The United States has operated a secret drone base in Saudi Arabia for two years, it was revealed today.
That’s not necessarily the story. This line in the BBC account of the story is the story:
The US media had known of its existence, but had not reported it until now.
It’s not clear the extent to which this is true and which news organizations conspired to keep wars secret. The New York Times has focused attention on the “clandestine” drone war the United States is waging in the Middle East.
It only hinted that some reporters have known about the extent of the administration’s efforts to kill what it considers to be enemies, even if they are American:
American officials have never explained in public why the C.I.A. and the Pentagon’s Joint Special Operations Command are carrying out parallel drone campaigns in Yemen. Privately, however, they describe an arrangement that has evolved since the frantic, ad hoc early days of America’s war there.
The first strike in Yemen ordered by the Obama administration, in December 2009, was by all accounts a disaster. American cruise missiles carrying cluster munitions killed dozens of civilians, including many women and children. Another strike, six months later, killed a popular deputy governor, inciting angry demonstrations and an attack that shut down a critical oil pipeline.

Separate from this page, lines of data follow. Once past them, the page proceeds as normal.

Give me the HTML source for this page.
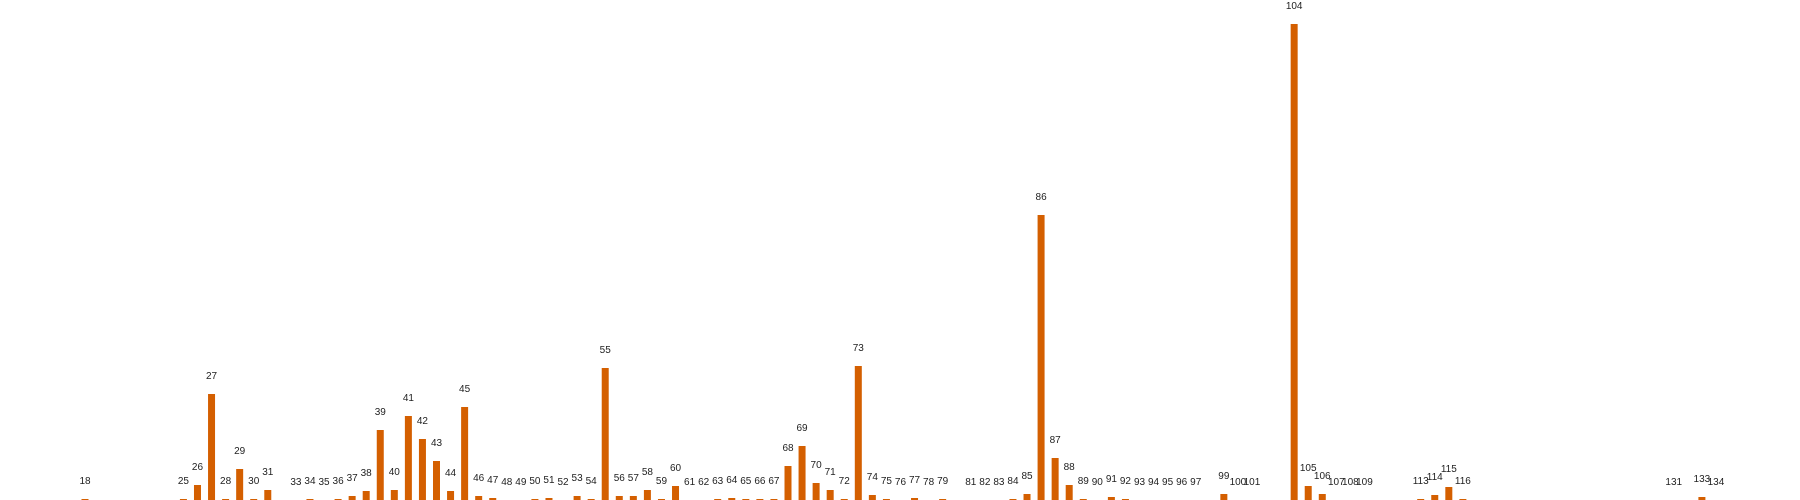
<!DOCTYPE html>
<html><head><meta charset="utf-8"><style>
html,body{margin:0;padding:0;background:#fff;}
svg{display:block;}
text{font-family:"Liberation Sans",sans-serif;font-size:10px;fill:#222;}
</style></head><body>
<svg id="chart" width="1800" height="500" xmlns="http://www.w3.org/2000/svg"></svg>
<script>
const categories=[18,25,26,27,28,29,30,31,33,34,35,36,37,38,39,40,41,42,43,44,45,46,47,48,49,50,51,52,53,54,55,56,57,58,59,60,61,62,63,64,65,66,67,68,69,70,71,72,73,74,75,76,77,78,79,81,82,83,84,85,86,87,88,89,90,91,92,93,94,95,96,97,99,100,101,104,105,106,107,108,109,113,114,115,116,131,133,134];
const values=[1,1,15,106,1,31,1,10,0,1,0,1,4,9,70,10,84,61,39,9,93,4,2,0,0,1,2,0,4,1,132,4,4,10,1,14,0,0,1,2,1,1,1,34,54,17,10,1,134,5,1,0,2,0,1,0,0,0,1,6,285,42,15,1,0,3,1,0,0,0,0,0,6,0,0,476,14,6,0,0,0,1,5,13,1,0,3,0];
const svg=document.getElementById('chart');
const NS='http://www.w3.org/2000/svg';
const baseY=500, maxV=476, plotH=476;
function x(n){return 85+(n-18)*14.06;}
function h(v){return v/maxV*plotH;}
categories.forEach((c,i)=>{
  const v=values[i];
  const r=document.createElementNS(NS,'rect');
  r.setAttribute('x',x(c)-3.5);
  r.setAttribute('y',baseY-h(v));
  r.setAttribute('width',7);
  r.setAttribute('height',h(v));
  r.setAttribute('fill','#d45f00');
  
  
  svg.appendChild(r);
  const t=document.createElementNS(NS,'text');
  t.setAttribute('x',x(c));
  t.setAttribute('y',baseY-h(v)-15);
  t.setAttribute('text-anchor','middle');
  t.textContent=String(c);
  
  
  svg.appendChild(t);
});
</script>
</body></html>
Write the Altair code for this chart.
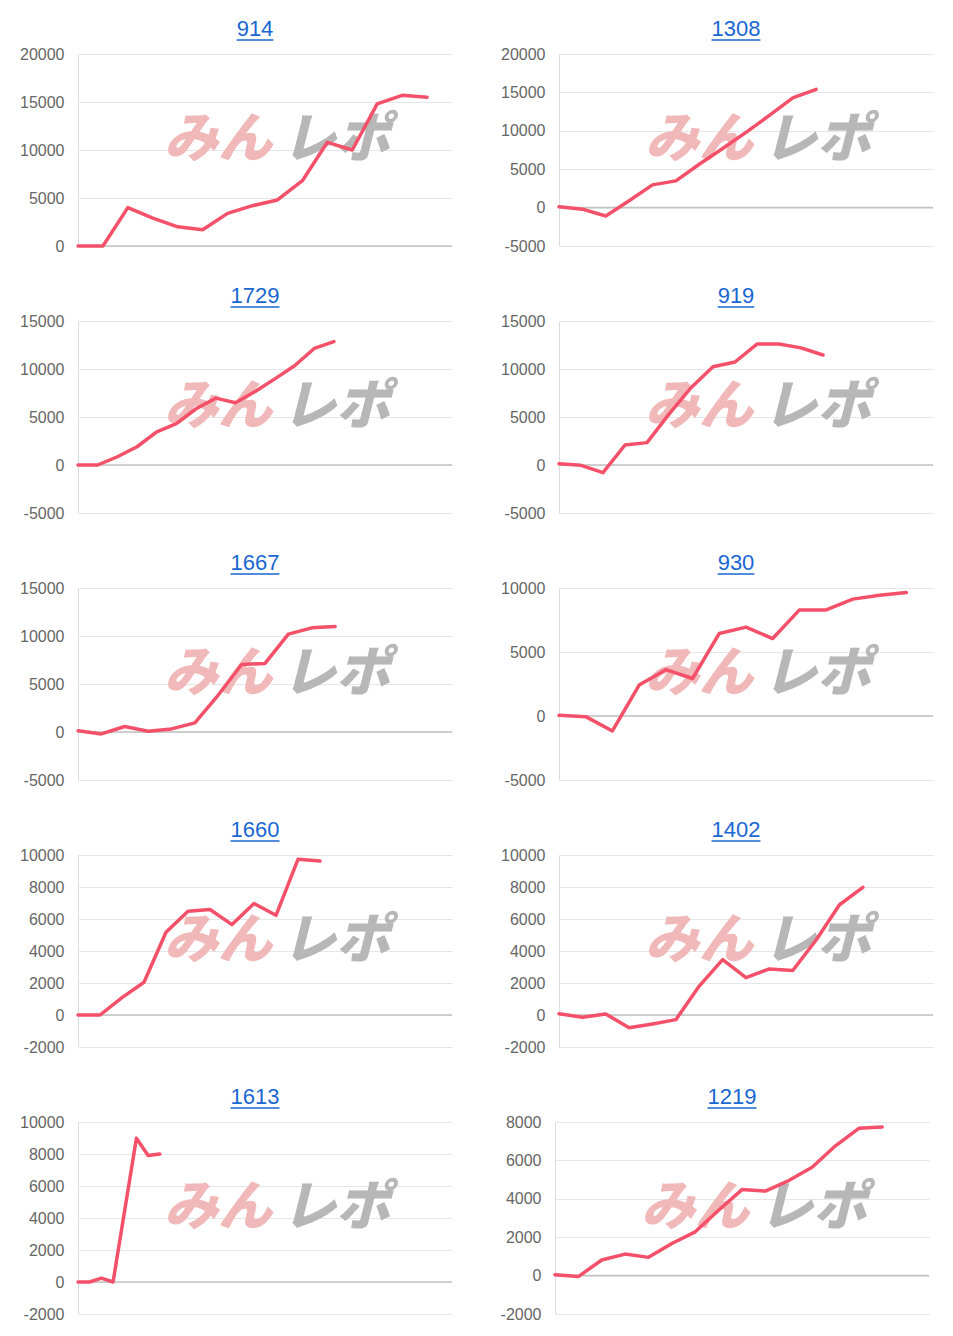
import altair as alt
import pandas as pd

# ---- data ----
titles = ["914", "1308", "1729", "919", "1667", "930", "1660", "1402", "1613", "1219"]

v914 = [0, 0, 4000, 2900, 2000, 1700, 3400, 4200, 4800, 6800, 10800, 10000, 14800, 15700, 15500]
v1308 = [100, -200, -1100, 900, 2960, 3480, 5650, 7700, 9800, 12000, 14300, 15400]
v1729 = [0, 0, 860, 1900, 3450, 4300, 5860, 6970, 6480, 7650, 8970, 10340, 12140, 12860]
v919 = [140, -30, -800, 2080, 2330, 5300, 8050, 10240, 10730, 12600, 12600, 12200, 11460]
v1667 = [140, -200, 570, 70, 320, 950, 3850, 7030, 7140, 10200, 10850, 11000]
v930 = [50, -50, -1170, 2420, 3620, 2930, 6450, 6940, 6050, 8290, 8290, 9130, 9440, 9640]
v1660 = [0, 0, 1090, 2050, 5170, 6490, 6590, 5650, 6970, 6230, 9730, 9620]
v1402 = [80, -140, 60, -800, -560, -290, 1810, 3460, 2330, 2880, 2780, 4690, 6890, 7980]
v1613 = [0, 0, 240, 0, 4500, 8980, 7900, 8000]
v1219 = [50, -50, 810, 1120, 950, 1670, 2280, 3400, 4480, 4400, 4950, 5640, 6760, 7670, 7740]

series = [v914, v1308, v1729, v919, v1667, v930, v1660, v1402, v1613, v1219]
x_max = [15, 16, 19, 17, 16, 14, 17, 16, 32, 16]
y_min = [0, -5000, -5000, -5000, -5000, -5000, -2000, -2000, -2000, -2000]
y_max = [20000, 20000, 15000, 15000, 15000, 10000, 10000, 10000, 10000, 8000]
y_step = [5000, 5000, 5000, 5000, 5000, 5000, 2000, 2000, 2000, 2000]

# ---- styles ----
W, H = 374, 192
LINE = "#f4506a"
TITLE_C = "#1967d2"
FONT = "Liberation Sans"
WM_FONT = "Noto Sans CJK JP"


def panel(i):
    vals = series[i]
    df = pd.DataFrame({"x": list(range(len(vals))), "v": vals})
    ticks = list(range(y_min[i], y_max[i] + 1, y_step[i]))
    xs = alt.Scale(domain=[0, x_max[i]], nice=False, zero=False)
    ys = alt.Scale(domain=[y_min[i], y_max[i]], nice=False, zero=False)

    one = pd.DataFrame({"k": [0]})

    # watermark (decoration, behind the line)
    wm1 = alt.Chart(one).mark_text(
        text="みん", font=WM_FONT, fontSize=54, fontWeight=900, fontStyle="italic",
        color="#f1b8b9", align="center", baseline="middle"
    ).encode(x=alt.value(140), y=alt.value(87))
    wm2 = alt.Chart(one).mark_text(
        text="レポ", font=WM_FONT, fontSize=54, fontWeight=900, fontStyle="italic",
        color="#b7b7b7", align="center", baseline="middle"
    ).encode(x=alt.value(258), y=alt.value(87))

    line = alt.Chart(df).mark_line(
        color=LINE, strokeWidth=3.5, strokeJoin="round", strokeCap="round"
    ).encode(
        x=alt.X("x:Q", scale=xs, axis=None),
        y=alt.Y("v:Q", scale=ys, axis=alt.Axis(
            values=ticks, tickCount=len(ticks) + 2, title=None,
            labelExpr="'' + datum.value",
            labelOverlap=False, ticks=False, labelPadding=14,
            labelFontSize=16, labelColor="#666666", labelFont=FONT,
            gridColor="#e6e6e6", domainColor="#dcdcdc",
        )),
    )

    zero = alt.Chart(one).mark_rule(color="#c2c2c2", strokeWidth=1.5).encode(
        y=alt.datum(0)
    )

    cx = W / 2 - 10
    hw = len(titles[i]) * 0.556 * 22 / 2
    title = alt.Chart(one).mark_text(
        text=titles[i], font=FONT, fontSize=22, color=TITLE_C,
        align="center", baseline="alphabetic"
    ).encode(x=alt.value(cx), y=alt.value(-18))
    underline = alt.Chart(one).mark_rule(color=TITLE_C, strokeWidth=1.5).encode(
        x=alt.value(cx - hw), x2=alt.value(cx + hw), y=alt.value(-14)
    )

    return alt.layer(wm1, wm2, zero, line, title, underline).properties(width=W, height=H)


rows = [
    alt.hconcat(panel(2 * r), panel(2 * r + 1), spacing=47)
    for r in range(5)
]

chart = alt.vconcat(*rows, spacing=31).properties(
    padding={"left": 19, "top": 18, "right": 5, "bottom": 5},
    background="white",
).configure_view(strokeWidth=0).configure_axis(
    grid=True, gridColor="#e6e6e6", gridWidth=1,
    domainColor="#dcdcdc", domainWidth=1,
    ticks=False, labelPadding=14, labelFontSize=16, labelColor="#666666",
    labelFont=FONT, labelOverlap=False,
)

chart.save("out.html", embed_options={"renderer": "svg", "actions": False})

In its coverage today, ABC News didn’t sound like a news organization that’s been withholding details it knew, although there were hints of agreements to keep it secret:
The CIA declined to comment, but a former national security official confirmed the base’s existence to ABC News. “It’s been an open secret that it was there,” the official said. England’s The Sunday Times included Saudi Arabia in a 2011 report about a series of secret drone bases in the region, citing a Gulf defense source.
But late this afternoon, a spokesman for the Associated Press revealed that the news agency knew, and kept it secret:
The Associated Press in 2011 agreed to withhold the location of a secret U.S.-run drone base located inside Saudi Arabia after U.S. officials contended that revealing the location would make the base a target of extremists, endangering people directly, and would badly endanger counterterror efforts. The AP did report at the time on secret drone operations operating from the region, targeting extremists in Yemen.

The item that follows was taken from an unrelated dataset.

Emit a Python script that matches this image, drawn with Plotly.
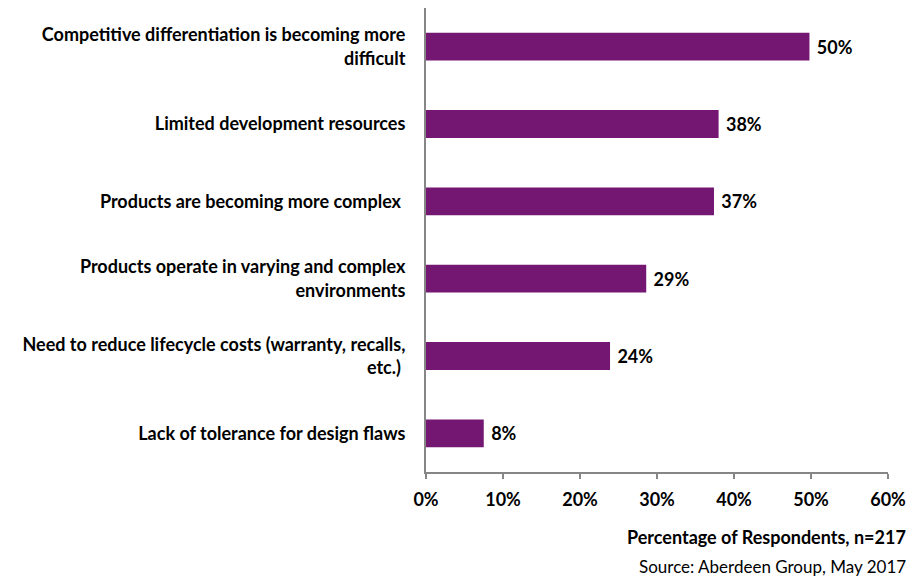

The AP on rare occasions withholds information when officials offer a compelling argument that the information could imperil national security or specific individuals. When the location of the base was made public Tuesday night, the AP felt national security concerns no longer applied and published the location.

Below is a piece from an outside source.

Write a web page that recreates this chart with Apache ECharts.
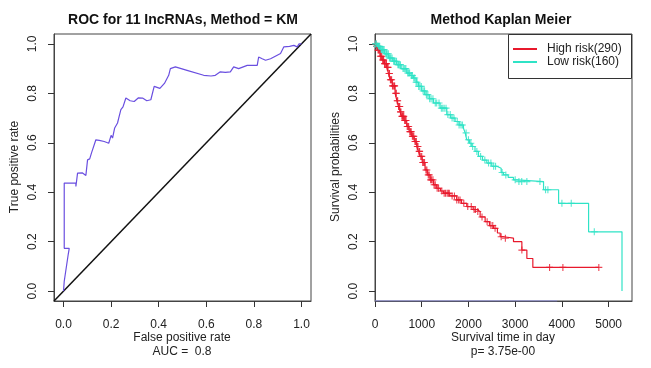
<!DOCTYPE html>
<html><head><meta charset="utf-8">
<script src="https://cdn.jsdelivr.net/npm/echarts@6/dist/echarts.min.js"></script>
<style>html,body{margin:0;padding:0;background:#fff}#c{width:651px;height:368px}</style>
</head><body><div id="c"></div>
<script>
// ROC curve (time-dependent, KM method)
const rocFpr = [0,0.003,0.003,0.01,0.02,0.024,0.024,0.003,0.003,0.052,0.052,0.059,0.08,0.094,0.101,0.11,0.118,0.125,0.136,0.15,0.171,0.19,0.20,0.206,0.215,0.227,0.232,0.241,0.25,0.262,0.28,0.297,0.315,0.332,0.35,0.367,0.381,0.405,0.424,0.442,0.449,0.47,0.519,0.589,0.62,0.638,0.659,0.68,0.701,0.715,0.736,0.772,0.814,0.82,0.835,0.849,0.87,0.912,0.926,0.95,0.968,0.982,0.99,1];
const rocTpr = [0,0,0.04,0.04,0.15,0.155,0.173,0.173,0.437,0.437,0.423,0.477,0.478,0.468,0.531,0.535,0.56,0.565,0.612,0.61,0.605,0.598,0.63,0.619,0.66,0.68,0.70,0.734,0.745,0.781,0.77,0.767,0.782,0.781,0.77,0.774,0.828,0.82,0.84,0.873,0.9,0.907,0.893,0.873,0.87,0.873,0.887,0.885,0.887,0.907,0.9,0.913,0.913,0.947,0.94,0.934,0.94,0.961,0.988,0.99,0.994,0.988,1,1];
const diagonal = [[-0.04,-0.04],[1.04,1.04]];
const rocTicks = [0,0.2,0.4,0.6,0.8,1.0];

// Kaplan–Meier steps
const highTimes = [0,30,60,107,150,200,250,290,321,370,429,470,500,540,571,620,679,730,786,840,893,930,964,1010,1071,1120,1179,1250,1321,1400,1464,1600,1750,1850,1964,2100,2179,2250,2357,2450,2536,2620,2679,2750,2964,3143,3250,3378];
const highSurv  = [1,0.99,0.975,0.95,0.935,0.92,0.905,0.88,0.855,0.83,0.80,0.77,0.747,0.725,0.707,0.69,0.666,0.645,0.626,0.605,0.585,0.565,0.545,0.52,0.49,0.47,0.45,0.43,0.416,0.405,0.396,0.385,0.369,0.355,0.342,0.33,0.322,0.30,0.281,0.265,0.254,0.235,0.22,0.214,0.2,0.166,0.132,0.096];
const highCensor = [20,35,45,65,75,95,115,130,145,165,175,185,205,215,235,245,265,280,300,310,330,340,355,375,390,410,420,445,455,475,485,505,520,530,545,555,575,590,600,615,635,650,665,690,705,720,745,760,775,800,815,830,855,870,885,905,920,945,955,980,1000,1020,1040,1060,1090,1110,1140,1160,1190,1210,1240,1265,1290,1330,1360,1430,1480,1510,1545,1570,1590,1650,1700,1750,1790,1820,1900,1985,2060,2120,2150,2200,2290,2400,2480,2520,2570,2700,2790,3143,3736,4021,4790];
const lowTimes = [0,40,107,200,286,380,464,560,679,750,821,880,929,1000,1071,1160,1250,1393,1536,1620,1714,1800,1893,1930,1964,2020,2071,2140,2214,2300,2393,2500,2607,2700,2750,2850,2964,3036,3607,3929,4571,5286];
const lowSurv  = [1,0.99,0.977,0.96,0.943,0.93,0.916,0.9,0.882,0.872,0.862,0.845,0.828,0.81,0.795,0.778,0.761,0.74,0.714,0.70,0.686,0.672,0.659,0.64,0.612,0.598,0.585,0.565,0.545,0.53,0.518,0.505,0.497,0.48,0.47,0.46,0.45,0.443,0.41,0.355,0.24,0];
const lowCensor = [15,25,40,55,70,80,100,120,135,150,165,175,195,230,245,260,285,310,325,340,365,400,415,430,460,490,505,520,545,600,620,640,660,700,720,740,780,800,830,850,880,900,935,960,990,1030,1060,1100,1130,1170,1200,1240,1290,1320,1370,1420,1450,1480,1520,1560,1610,1650,1690,1760,1800,1840,1870,1950,2000,2050,2090,2180,2260,2350,2430,2480,2540,2580,2720,2800,3000,3080,3140,3250,3530,3650,3700,4000,4200,4693];
const kmTicks = [0,1000,2000,3000,4000,5000];
const probTicks = [0,0.2,0.4,0.6,0.8,1.0];
const bottomSegment = [[0,-0.04],[3900,-0.04]];

const FONT = '"Liberation Sans", Arial, Helvetica, sans-serif';
const RED = '#e8192c', TEAL = '#2fe3c6', PURPLE = '#6a4fe0';

function stepData(t, s, endT) {
  const d = t.map((v, i) => [v, s[i]]);
  if (endT !== undefined) d.push([endT, s[s.length - 1]]);
  return d;
}
function survAt(t, s, x) {
  let v = s[0];
  for (let i = 0; i < t.length; i++) if (t[i] <= x) v = s[i];
  return v;
}
const plus = 'path://M4.2,0H5.8V4.2H10V5.8H5.8V10H4.2V5.8H0V4.2H4.2Z';

function valAxis(idx, min, max, ticks, fmt, isY) {
  return {
    type: 'value', gridIndex: idx, min: min, max: max,
    axisLine: { show: true, onZero: false, lineStyle: { color: '#444', width: 1 } },
    splitLine: { show: false },
    axisTick: { show: true, customValues: ticks, length: 6, inside: false, lineStyle: { color: '#333', width: 1 } },
    axisLabel: { show: true, customValues: ticks, formatter: fmt, color: '#222', fontSize: 12, fontFamily: FONT,
      margin: isY ? 15 : 18, rotate: isY ? 90 : 0 }
  };
}

const chart = echarts.init(document.getElementById('c'), null, { renderer: 'canvas' });
chart.setOption({
  animation: false,
  backgroundColor: '#fff',
  grid: [
    { left: 54, top: 34, width: 257, height: 267, show: true, borderColor: '#444', borderWidth: 1, backgroundColor: 'transparent' },
    { left: 375, top: 34, width: 257, height: 267, show: true, borderColor: '#444', borderWidth: 1, backgroundColor: 'transparent' }
  ],
  xAxis: [
    valAxis(0, -0.04, 1.04, rocTicks, v => v.toFixed(1), false),
    valAxis(1, 0, 5500, kmTicks, v => String(v), false)
  ],
  yAxis: [
    valAxis(0, -0.04, 1.04, rocTicks, v => v.toFixed(1), true),
    valAxis(1, -0.04, 1.04, probTicks, v => v.toFixed(1), true)
  ],
  legend: {
    left: 513, top: 43, padding: 0, orient: 'vertical', icon: 'rect', itemWidth: 24, itemHeight: 2, itemGap: 1,
    textStyle: { fontSize: 12, color: '#222', fontFamily: FONT, padding: [0, 0, 0, 5] },
    data: ['High risk(290)', 'Low risk(160)']
  },
  series: [
    { type: 'line', xAxisIndex: 0, yAxisIndex: 0, data: diagonal, symbol: 'none', lineStyle: { color: '#111', width: 1.5 }, silent: true },
    { type: 'line', xAxisIndex: 0, yAxisIndex: 0, data: rocFpr.map((v, i) => [v, rocTpr[i]]), symbol: 'none', lineStyle: { color: PURPLE, width: 1.2 }, silent: true },
    { type: 'line', xAxisIndex: 1, yAxisIndex: 1, data: bottomSegment, symbol: 'none', lineStyle: { color: '#8f8fe6', width: 1 }, silent: true, z: 5 },
    { name: 'High risk(290)', type: 'line', xAxisIndex: 1, yAxisIndex: 1, step: 'end', data: stepData(highTimes, highSurv, highCensor[highCensor.length - 1]), symbol: 'none', itemStyle: { color: RED }, lineStyle: { color: RED, width: 1.2 } },
    { name: 'Low risk(160)', type: 'line', xAxisIndex: 1, yAxisIndex: 1, step: 'end', data: stepData(lowTimes, lowSurv), symbol: 'none', itemStyle: { color: TEAL }, lineStyle: { color: TEAL, width: 1.2 } },
    { type: 'scatter', xAxisIndex: 1, yAxisIndex: 1, data: highCensor.map(t => [t, survAt(highTimes, highSurv, t)]), symbol: plus, symbolSize: 7, itemStyle: { color: RED }, silent: true },
    { type: 'scatter', xAxisIndex: 1, yAxisIndex: 1, data: lowCensor.map(t => [t, survAt(lowTimes, lowSurv, t)]), symbol: plus, symbolSize: 7, itemStyle: { color: TEAL }, silent: true }
  ],
  graphic: [
    { type: 'rect', shape: { x: 508.5, y: 34.5, width: 123, height: 44 }, style: { fill: 'none', stroke: '#333', lineWidth: 1 }, z: 10 },
    { type: 'text', x: 183, y: 20, style: { text: 'ROC for 11 IncRNAs, Method = KM', font: 'bold 14px ' + FONT, fill: '#111', align: 'center', verticalAlign: 'middle' } },
    { type: 'text', x: 501, y: 20, style: { text: 'Method Kaplan Meier', font: 'bold 14px ' + FONT, fill: '#111', align: 'center', verticalAlign: 'middle' } },
    { type: 'text', x: 182, y: 338, style: { text: 'False positive rate', font: '12px ' + FONT, fill: '#222', align: 'center', verticalAlign: 'middle' } },
    { type: 'text', x: 182, y: 352, style: { text: 'AUC =  0.8', font: '12px ' + FONT, fill: '#222', align: 'center', verticalAlign: 'middle' } },
    { type: 'text', x: 503, y: 338, style: { text: 'Survival time in day', font: '12px ' + FONT, fill: '#222', align: 'center', verticalAlign: 'middle' } },
    { type: 'text', x: 503, y: 352, style: { text: 'p= 3.75e-00', font: '12px ' + FONT, fill: '#222', align: 'center', verticalAlign: 'middle' } },
    { type: 'text', x: 15, y: 167, rotation: Math.PI / 2, style: { text: 'True positive rate', font: '12px ' + FONT, fill: '#222', align: 'center', verticalAlign: 'middle' } },
    { type: 'text', x: 336, y: 167, rotation: Math.PI / 2, style: { text: 'Survival probabilities', font: '12px ' + FONT, fill: '#222', align: 'center', verticalAlign: 'middle' } }
  ]
});
</script>
</body></html>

Let’s take this last line again:
When the location of the base was made public Tuesday night, the AP felt national security concerns no longer applied and published the location.
The public knowing the existence of the bases no longer constituted a threat to national security? Think about that for a second. If the public knowing something doesn’t constitute a threat to national security, how can a news organizations keep a secret on the basis that the public knowing about it does?
Perhaps there’s unlikely to be any pushback against news organizations that buy into a government’s insistence that wars need to be secret in the interest of national security. Whether that becomes fodder for public debate depends on whether U.S. citizens bother to wonder what else the nation’s news media is keeping from them.
In Washington, this afternoon, there’s a media feeding frenzy to try to find out who kept what from whom and why? One news organization that’s off the hook? FoxNews.